| Written exercise |
Return the lines below exactly, from the first line to the line that contains "const yTicks = [0, 20, 40, 60, 80, 100, 120];". Leave out pictures.

| Stored data |
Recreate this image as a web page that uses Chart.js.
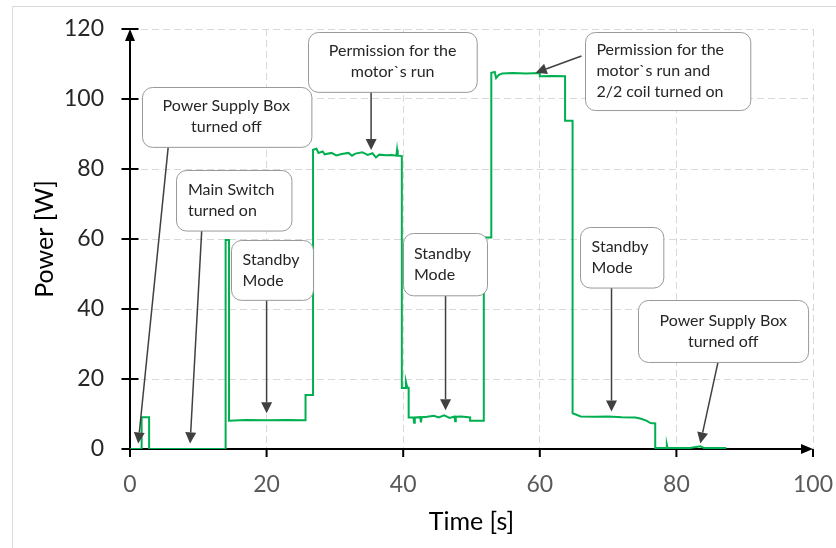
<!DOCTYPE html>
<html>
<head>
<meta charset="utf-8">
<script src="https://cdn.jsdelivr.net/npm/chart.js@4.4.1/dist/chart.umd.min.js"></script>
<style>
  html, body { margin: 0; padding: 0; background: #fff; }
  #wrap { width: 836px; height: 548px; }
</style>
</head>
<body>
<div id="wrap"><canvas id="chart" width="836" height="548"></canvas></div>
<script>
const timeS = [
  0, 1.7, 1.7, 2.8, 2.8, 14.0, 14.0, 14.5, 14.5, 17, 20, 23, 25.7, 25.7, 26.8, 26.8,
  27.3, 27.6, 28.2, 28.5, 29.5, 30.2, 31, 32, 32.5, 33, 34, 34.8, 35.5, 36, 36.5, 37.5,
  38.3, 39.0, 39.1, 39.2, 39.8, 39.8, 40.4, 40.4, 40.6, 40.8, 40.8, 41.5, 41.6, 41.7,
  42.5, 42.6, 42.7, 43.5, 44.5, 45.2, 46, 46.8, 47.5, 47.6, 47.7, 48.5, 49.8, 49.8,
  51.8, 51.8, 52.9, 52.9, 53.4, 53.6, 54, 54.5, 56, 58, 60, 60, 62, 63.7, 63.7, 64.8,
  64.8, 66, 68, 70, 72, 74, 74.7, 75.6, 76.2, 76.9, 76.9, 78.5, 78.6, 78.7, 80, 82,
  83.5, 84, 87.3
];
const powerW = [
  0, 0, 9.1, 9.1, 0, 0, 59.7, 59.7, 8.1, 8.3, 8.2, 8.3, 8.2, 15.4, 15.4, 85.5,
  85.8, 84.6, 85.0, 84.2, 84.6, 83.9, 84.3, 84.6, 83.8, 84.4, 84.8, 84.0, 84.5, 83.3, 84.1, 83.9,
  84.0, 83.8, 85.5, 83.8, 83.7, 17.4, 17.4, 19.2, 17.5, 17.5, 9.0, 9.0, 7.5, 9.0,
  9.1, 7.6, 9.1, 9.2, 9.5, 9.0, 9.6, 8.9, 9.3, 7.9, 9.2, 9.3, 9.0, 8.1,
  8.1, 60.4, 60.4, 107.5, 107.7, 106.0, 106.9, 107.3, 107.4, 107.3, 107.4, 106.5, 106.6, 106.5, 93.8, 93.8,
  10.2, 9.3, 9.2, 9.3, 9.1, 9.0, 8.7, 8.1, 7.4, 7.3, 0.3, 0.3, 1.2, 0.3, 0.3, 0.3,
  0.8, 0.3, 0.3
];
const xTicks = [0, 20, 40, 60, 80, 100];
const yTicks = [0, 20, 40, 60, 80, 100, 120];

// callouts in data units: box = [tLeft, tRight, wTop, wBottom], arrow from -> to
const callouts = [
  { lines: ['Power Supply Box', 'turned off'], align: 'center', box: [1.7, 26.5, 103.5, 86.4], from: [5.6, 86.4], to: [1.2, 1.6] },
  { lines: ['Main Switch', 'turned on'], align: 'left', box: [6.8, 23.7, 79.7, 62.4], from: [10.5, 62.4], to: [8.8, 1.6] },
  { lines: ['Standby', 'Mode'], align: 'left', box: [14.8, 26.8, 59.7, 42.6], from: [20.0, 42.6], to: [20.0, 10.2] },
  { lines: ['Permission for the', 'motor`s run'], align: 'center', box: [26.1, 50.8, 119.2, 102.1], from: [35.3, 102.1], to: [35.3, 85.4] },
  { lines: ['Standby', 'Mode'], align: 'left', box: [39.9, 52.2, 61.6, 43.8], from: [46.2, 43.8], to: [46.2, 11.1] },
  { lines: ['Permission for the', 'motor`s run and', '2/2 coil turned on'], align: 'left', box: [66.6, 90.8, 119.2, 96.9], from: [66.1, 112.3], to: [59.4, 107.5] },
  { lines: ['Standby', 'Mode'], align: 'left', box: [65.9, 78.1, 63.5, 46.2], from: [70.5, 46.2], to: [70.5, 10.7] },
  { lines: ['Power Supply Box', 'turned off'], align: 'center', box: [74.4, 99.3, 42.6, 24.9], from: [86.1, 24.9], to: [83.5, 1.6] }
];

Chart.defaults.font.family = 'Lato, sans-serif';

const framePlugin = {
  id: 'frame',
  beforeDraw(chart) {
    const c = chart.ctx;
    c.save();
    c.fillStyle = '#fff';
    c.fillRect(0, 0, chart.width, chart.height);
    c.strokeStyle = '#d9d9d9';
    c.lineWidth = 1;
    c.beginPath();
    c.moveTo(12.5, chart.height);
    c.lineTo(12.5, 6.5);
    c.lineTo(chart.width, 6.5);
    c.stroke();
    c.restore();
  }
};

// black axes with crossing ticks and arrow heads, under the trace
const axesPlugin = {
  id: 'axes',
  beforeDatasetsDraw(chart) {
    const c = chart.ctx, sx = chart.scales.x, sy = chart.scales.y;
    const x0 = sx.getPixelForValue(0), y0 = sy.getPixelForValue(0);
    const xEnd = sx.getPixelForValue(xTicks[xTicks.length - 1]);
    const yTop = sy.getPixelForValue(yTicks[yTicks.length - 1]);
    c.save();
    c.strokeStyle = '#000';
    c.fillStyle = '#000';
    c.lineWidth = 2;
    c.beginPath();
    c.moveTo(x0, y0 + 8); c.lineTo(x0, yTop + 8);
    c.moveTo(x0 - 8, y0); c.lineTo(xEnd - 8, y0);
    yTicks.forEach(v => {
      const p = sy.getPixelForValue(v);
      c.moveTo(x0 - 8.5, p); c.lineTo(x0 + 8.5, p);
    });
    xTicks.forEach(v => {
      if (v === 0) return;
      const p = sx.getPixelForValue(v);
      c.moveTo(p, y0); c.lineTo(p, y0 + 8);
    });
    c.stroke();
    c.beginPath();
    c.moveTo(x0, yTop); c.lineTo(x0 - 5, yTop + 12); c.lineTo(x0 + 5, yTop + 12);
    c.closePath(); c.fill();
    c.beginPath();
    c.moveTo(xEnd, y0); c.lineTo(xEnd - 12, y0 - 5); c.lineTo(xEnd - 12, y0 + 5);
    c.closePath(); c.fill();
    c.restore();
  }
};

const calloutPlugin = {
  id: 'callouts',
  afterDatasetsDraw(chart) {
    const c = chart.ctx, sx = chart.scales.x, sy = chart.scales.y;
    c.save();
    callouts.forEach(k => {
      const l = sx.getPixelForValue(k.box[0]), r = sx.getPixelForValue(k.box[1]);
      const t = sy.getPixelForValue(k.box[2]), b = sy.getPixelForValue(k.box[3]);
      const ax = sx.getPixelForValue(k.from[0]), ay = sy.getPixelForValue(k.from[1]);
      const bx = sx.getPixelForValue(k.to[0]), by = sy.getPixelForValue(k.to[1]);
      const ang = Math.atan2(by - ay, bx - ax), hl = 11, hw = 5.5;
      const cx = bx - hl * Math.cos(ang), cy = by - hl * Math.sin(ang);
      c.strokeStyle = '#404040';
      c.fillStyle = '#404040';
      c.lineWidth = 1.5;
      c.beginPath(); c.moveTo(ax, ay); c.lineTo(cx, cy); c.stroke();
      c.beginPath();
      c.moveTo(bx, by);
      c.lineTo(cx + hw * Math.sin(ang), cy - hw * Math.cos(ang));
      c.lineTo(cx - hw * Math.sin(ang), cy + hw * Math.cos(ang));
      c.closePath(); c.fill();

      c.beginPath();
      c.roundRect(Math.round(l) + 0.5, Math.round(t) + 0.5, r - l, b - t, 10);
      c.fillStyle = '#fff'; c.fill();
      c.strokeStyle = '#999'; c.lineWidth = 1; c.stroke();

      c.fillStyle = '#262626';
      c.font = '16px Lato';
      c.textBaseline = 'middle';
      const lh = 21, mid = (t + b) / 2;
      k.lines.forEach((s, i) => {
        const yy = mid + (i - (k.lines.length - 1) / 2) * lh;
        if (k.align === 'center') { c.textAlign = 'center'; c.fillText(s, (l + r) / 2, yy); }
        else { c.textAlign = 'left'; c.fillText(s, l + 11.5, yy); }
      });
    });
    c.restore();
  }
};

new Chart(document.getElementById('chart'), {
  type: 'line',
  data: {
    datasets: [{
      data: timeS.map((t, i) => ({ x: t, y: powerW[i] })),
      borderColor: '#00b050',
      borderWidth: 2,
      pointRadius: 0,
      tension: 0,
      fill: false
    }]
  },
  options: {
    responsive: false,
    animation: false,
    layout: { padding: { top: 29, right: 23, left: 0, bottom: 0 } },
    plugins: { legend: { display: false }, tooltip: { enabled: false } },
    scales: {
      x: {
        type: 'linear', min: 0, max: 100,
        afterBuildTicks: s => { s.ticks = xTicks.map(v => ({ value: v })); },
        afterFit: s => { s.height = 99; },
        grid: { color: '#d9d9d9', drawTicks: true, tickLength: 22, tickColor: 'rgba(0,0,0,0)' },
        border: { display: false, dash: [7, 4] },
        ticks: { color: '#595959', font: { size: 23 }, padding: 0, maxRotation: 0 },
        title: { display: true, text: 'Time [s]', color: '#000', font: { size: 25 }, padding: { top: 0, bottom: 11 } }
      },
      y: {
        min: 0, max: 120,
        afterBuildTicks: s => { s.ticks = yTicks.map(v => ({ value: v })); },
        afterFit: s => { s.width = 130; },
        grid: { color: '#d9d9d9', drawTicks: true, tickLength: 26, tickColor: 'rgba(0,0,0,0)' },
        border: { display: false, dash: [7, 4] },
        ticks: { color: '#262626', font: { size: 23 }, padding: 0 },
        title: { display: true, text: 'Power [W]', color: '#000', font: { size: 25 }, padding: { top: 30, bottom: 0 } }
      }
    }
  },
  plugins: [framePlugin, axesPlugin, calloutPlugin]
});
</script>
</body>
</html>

| Exercise response |
Recreate this image as a web page that uses Chart.js.
<!DOCTYPE html>
<html>
<head>
<meta charset="utf-8">
<script src="https://cdn.jsdelivr.net/npm/chart.js@4.4.1/dist/chart.umd.min.js"></script>
<style>
  html, body { margin: 0; padding: 0; background: #fff; }
  #wrap { width: 836px; height: 548px; }
</style>
</head>
<body>
<div id="wrap"><canvas id="chart" width="836" height="548"></canvas></div>
<script>
const timeS = [
  0, 1.7, 1.7, 2.8, 2.8, 14.0, 14.0, 14.5, 14.5, 17, 20, 23, 25.7, 25.7, 26.8, 26.8,
  27.3, 27.6, 28.2, 28.5, 29.5, 30.2, 31, 32, 32.5, 33, 34, 34.8, 35.5, 36, 36.5, 37.5,
  38.3, 39.0, 39.1, 39.2, 39.8, 39.8, 40.4, 40.4, 40.6, 40.8, 40.8, 41.5, 41.6, 41.7,
  42.5, 42.6, 42.7, 43.5, 44.5, 45.2, 46, 46.8, 47.5, 47.6, 47.7, 48.5, 49.8, 49.8,
  51.8, 51.8, 52.9, 52.9, 53.4, 53.6, 54, 54.5, 56, 58, 60, 60, 62, 63.7, 63.7, 64.8,
  64.8, 66, 68, 70, 72, 74, 74.7, 75.6, 76.2, 76.9, 76.9, 78.5, 78.6, 78.7, 80, 82,
  83.5, 84, 87.3
];
const powerW = [
  0, 0, 9.1, 9.1, 0, 0, 59.7, 59.7, 8.1, 8.3, 8.2, 8.3, 8.2, 15.4, 15.4, 85.5,
  85.8, 84.6, 85.0, 84.2, 84.6, 83.9, 84.3, 84.6, 83.8, 84.4, 84.8, 84.0, 84.5, 83.3, 84.1, 83.9,
  84.0, 83.8, 85.5, 83.8, 83.7, 17.4, 17.4, 19.2, 17.5, 17.5, 9.0, 9.0, 7.5, 9.0,
  9.1, 7.6, 9.1, 9.2, 9.5, 9.0, 9.6, 8.9, 9.3, 7.9, 9.2, 9.3, 9.0, 8.1,
  8.1, 60.4, 60.4, 107.5, 107.7, 106.0, 106.9, 107.3, 107.4, 107.3, 107.4, 106.5, 106.6, 106.5, 93.8, 93.8,
  10.2, 9.3, 9.2, 9.3, 9.1, 9.0, 8.7, 8.1, 7.4, 7.3, 0.3, 0.3, 1.2, 0.3, 0.3, 0.3,
  0.8, 0.3, 0.3
];
const xTicks = [0, 20, 40, 60, 80, 100];
const yTicks = [0, 20, 40, 60, 80, 100, 120];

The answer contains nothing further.